Nouveau rebondissement dans l’affaire du film Ben M’hidi. L’écrivain Mourad Bourboune, scénariste du film interdit de projection par le ministère de Moujahidine, affirme avoir été tenu à l’écart de la fabrication du long métrage réalisé par Bachir Derrais et consacré au parcours d’un des chefs historiques de la Guerre de libération nationale.
« Je n’ai pas été averti du tournage du film. Mon scénario a été déposé et lu par les deux ministères concernés (Moujahidine et Culture). Maintenant, il s’agit de savoir ce qui a été tourné. Je crois qu’il y a des choses qui ont été faites qui ont, peut-être, dénaturé mon propos. Donc, je veux qu’on juge mon travail seul, mon scénario. Je n’ai pas vu le film, personne ne me l’a présenté ni le réalisateur ni le ministère. Je n’ai pas vu une seule image. Me présenter le film est la moindre des politesses. Le réalisateur m’a contacté hier ou avant-hier, je vais peut-être voir le film dans les jours qui suivent. À ce moment-là, j’aurai une idée sur l’adéquation entre mon scénario et la réalisation du film », a-t-il annoncé dans une déclaration à TSA, ce mercredi 5 septembre.

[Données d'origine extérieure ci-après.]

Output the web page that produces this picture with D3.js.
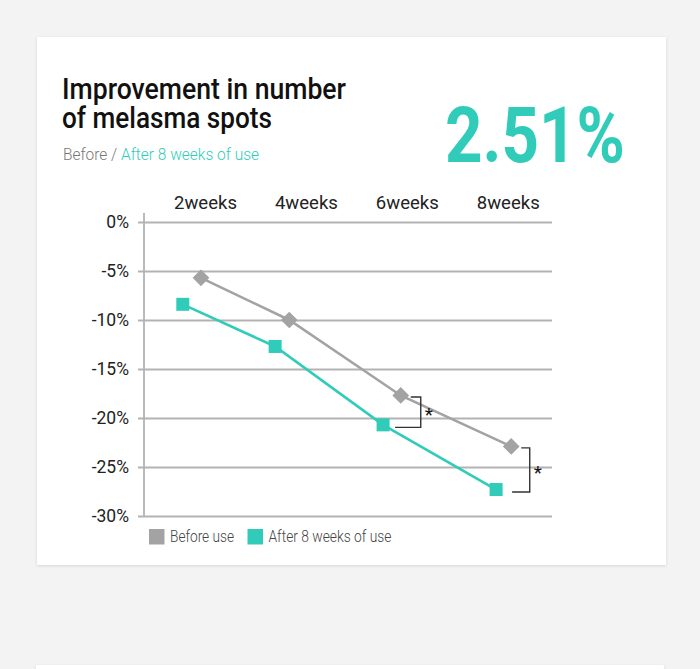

Le Matin d’Algérie a publié, lundi 3 septembre, un texte de Mourad Bourboune dans lequel il dénonce « la censure » du film et revient sur les circonstances de l’écriture du scénario. « Sur le fond : je connaissais l’enjeu : il s’agissait de ne rien travestir du parcours de cet homme, de ne rien lui attribuer d’inexact, de parfaitement restituer ses profondes motivations, de porter un éclairage sur sa stratégie de chef politique et militaire, de sorte que le film soit également une fenêtre pédagogique sur la Guerre de libération que les jeunes connaissent de moins en moins. Vous devinez la masse de travail qu’il a fallu déployer pour rester au plus juste de l’histoire », a écrit Mourad Bourboune.
« Je ne sais pas quoi penser du film »
À TSA, l’auteur confirme l’écriture de ce texte qui semble avoir provoqué la controverse sur les réseaux sociaux. « Oui, ce texte est de moi. Je le confirme », a-t-il répondu.
Mourad Bourboune a également annoncé n’avoir reçu aucun centime en contrepartie de l’écriture du scénario. « Non, je n’ai pas été payé pour le scénario du film Ben M’hidi. Ce n’est pas grave, peut-être qu’il y a eu un retard bureaucratique ou des choses comme ça. Je n’ai pas touché un seul sou et je n’ai pas vu une seule image du film. Donc, je ne sais pas quoi penser de ce film », a-t-il insisté.
Interrogé sur l’intervention d’autres scénaristes, comme Abdelkrim Bahloul et Olivier Gorce, sur le scénario de Ben’Mhidi, Mourad Bourboune a répondu : « Je ne suis pas au courant de tout cela ». « Moi, si je trouve que le film n’est pas conforme au scénario, à ce que j’ai écrit, je retire mon nom du générique simplement », a-t-il menacé.
« Je suis contre toute forme de censure »
Mourad Bourboune rappelle que le réalisateur était venu avec le beau-frère de Ben M’Hidi, un officier de l’ANP, lui demander d’écrire le scénario. Le scénariste a confié qu’il souhaitait que le long métrage soit réalisé par le britannique Ken Loach, auteur d’une trentaine de films dont certains primés au festival de Cannes (« Le vent se lève » et « Moi, Daniel Blake »).
« Ben M’hidi était très intéressé par la politique des années 1920. Il avait sur lui en permanence un livre sur l’Ireland. Il y a d’ailleurs une proximité entre la guerre de l’Ireland contre l’impérialisme britannique et la guerre de l’Algérie (contre la France). Il y a beaucoup de points communs », a-t-il expliqué.
Le scénariste s’interroge sur les raisons qui ont amené le ministère des Moujahidine à refuser la projection du film en Algérie. « Je me demande pourquoi, le film n’est pas autorisé à la projection. Il faut qu’on sache les raisons. Sur le principe, je suis contre toute forme de censure. Je crois que l’Histoire de l’Algérie appartient à tous les Algériens. Il ne faut pas interdire de la traiter », a-t-il réagi.
Bachir Derrais a déclaré à TSA que le ministère des Moujahidine lui a, entre autres, reproché d’avoir montré les divergences entre les chefs de la Guerre de libération nationale et de n’avoir pas montré les combats et les actes de torture.